Violência sexual não é guerra dos gêneros

Hoje em dia temos um cuidado enorme em mantermos neutralidade de gênero em todo assunto possível – ontem mesmo recomendei que um trabalho acadêmico substituísse “mulheres grávidas” e “grávidas” por “indivíduos grávidos”, dado o potencial dos termos femininos ofenderem homens transgêneros. Ocasionalmente acho isso um exagero, e muitas vezes é uma preocupação mais com evitar problemas do que  um verdadeiro comprometimento e empatia com as situações (como foi neste caso); mas é alguma coisa, e é algo respeitável.

dica: homens sofrem com a estrutura social também.
outra dica: qual a diferença entre isso e desqualificar uma vítima mulher por ela “estar pedindo”?

Mas sabe o que é o assunto mais “gendered” de todos os tempos? Violência sexual. Pare por um minuto e olhe as discussões e a mídia ao longo destes últimos meses. Apesar de todo o cuidado que temos com gênero em todo outro assunto, parece ser perfeitamente normal generalizar agressores sexuais como “homens em posição de poder” e escrever artigos sobre como homens precisam prestar contas e policiarem outros homens e como estupro contra homem não conta por não ser “violência estrutural”.

Eu me pergunto se as pessoas conseguem conceber a realidade de que mulheres podem realizar violência sexual, e que homens são frequentemente alvos desta violência (causada por outros homens ou mulheres). Vale lembrar que 30% das vítimas de violência sexual são homens, e mais ou menos 20% dos agressores são mulheres. Vale lembrar que existe este post com mais de 5000 homens desabafando sobre suas histórias com violência sexual.

eu tenho muita coisa para falar sobre estatísticas e modelagem social destes fenômenos e dezenas de histórias de, mas foco.

Exemplo prático

Digamos que eu ativamente protesto sobre violência urbana e tento chamar atenção das pessoas para este problema. Digamos que você aprecia esta minha preocupação.

Agora digamos que eu começo a falar de “agressores negros“, de “violência contra brancos”, a naturalmente me referir a vítimas como brancos e agressores como negros. Acho que você vai apreciar minha preocupação bem menos agora, e com razão. Acho que no mínimo você vai estar ciente de que eu tenho uma agenda clara e que minha mensagem não é puramente sobre violência, e que é nocivo falar desta forma. O fato (?) de que negros praticam crimes violentos com maior frequência não faz este comportamento ser correto.

Eu posso pensar em trocentos exemplos parecidos, e acho que você também. Acho que estamos bem cientes dos problemas de fazermos discussões sobre problemas sérios se tornarem sobre um grupo contra outro; ou pelo menos estamos cientes do quão politicamente errôneo isso é.
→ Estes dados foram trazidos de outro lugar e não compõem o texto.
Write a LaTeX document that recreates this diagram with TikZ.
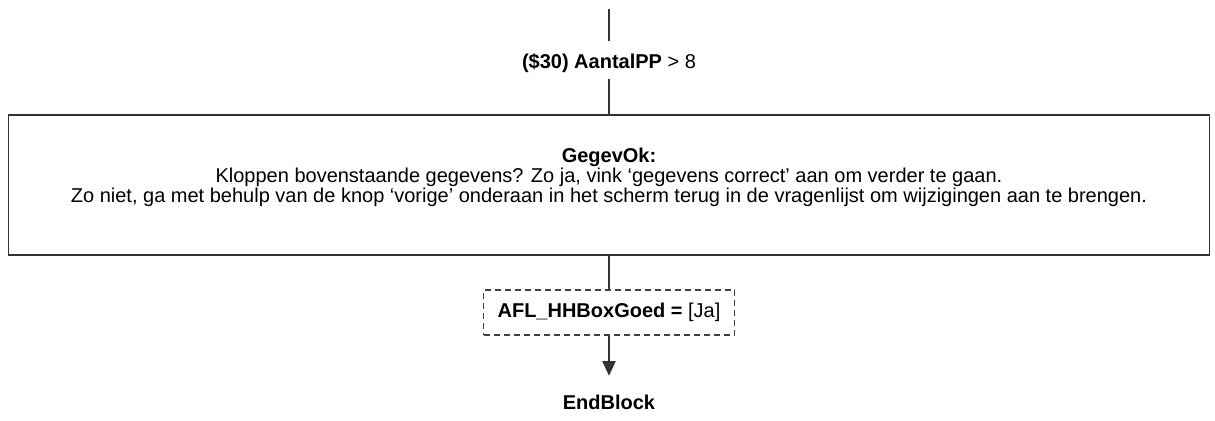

Por que violência sexual é a exceção desta regra?

Os problemas de divisão

O problema de pegar um problema social sério e complexo e transformar em um conflito entre grupos é que estamos garantindo que cada lado só vai ter metade da história, e metade das preocupações, metade da empatia.

“problema social” é praticamente um eufemismo. isso não é sobre algo abstrato como sociedade e cultura; é sobre pessoas sofrendo violência de forma íntima, pessoal, traumática, que arruína vidas e afeta escolhas.

Se homens se sentissem menos oprimidos com serem tratados como agressores por padrão e um pouco mais confortáveis com a idéia de que podem ser vítimas também e podem falar sobre, certamente haveria mais boa vontade da parte deles neste tópico.

Da mesma forma, se mulheres empatizassem um pouco mais com o horror de ter sua carreira e vida arruinadas por acusações pouco fundamentadas e considerassem a possibilidade de que estatisticamente cada um conhece pelo menos uma mulher que cometeu violência sexual e um homem que a sofreu, certamente a responsabilidade sobre como lidar com a situação seria melhor dividida.

Não estou negando a realidade de mulheres serem vítimas de violência sexual em maior número e frequência. Muito menos estou fazendo pouco caso deste tipo de violência, pelo contrário. Só estou dizendo que isso é um assunto sério e sensível demais para ser tratado como uma guerra de um grupo contra outro.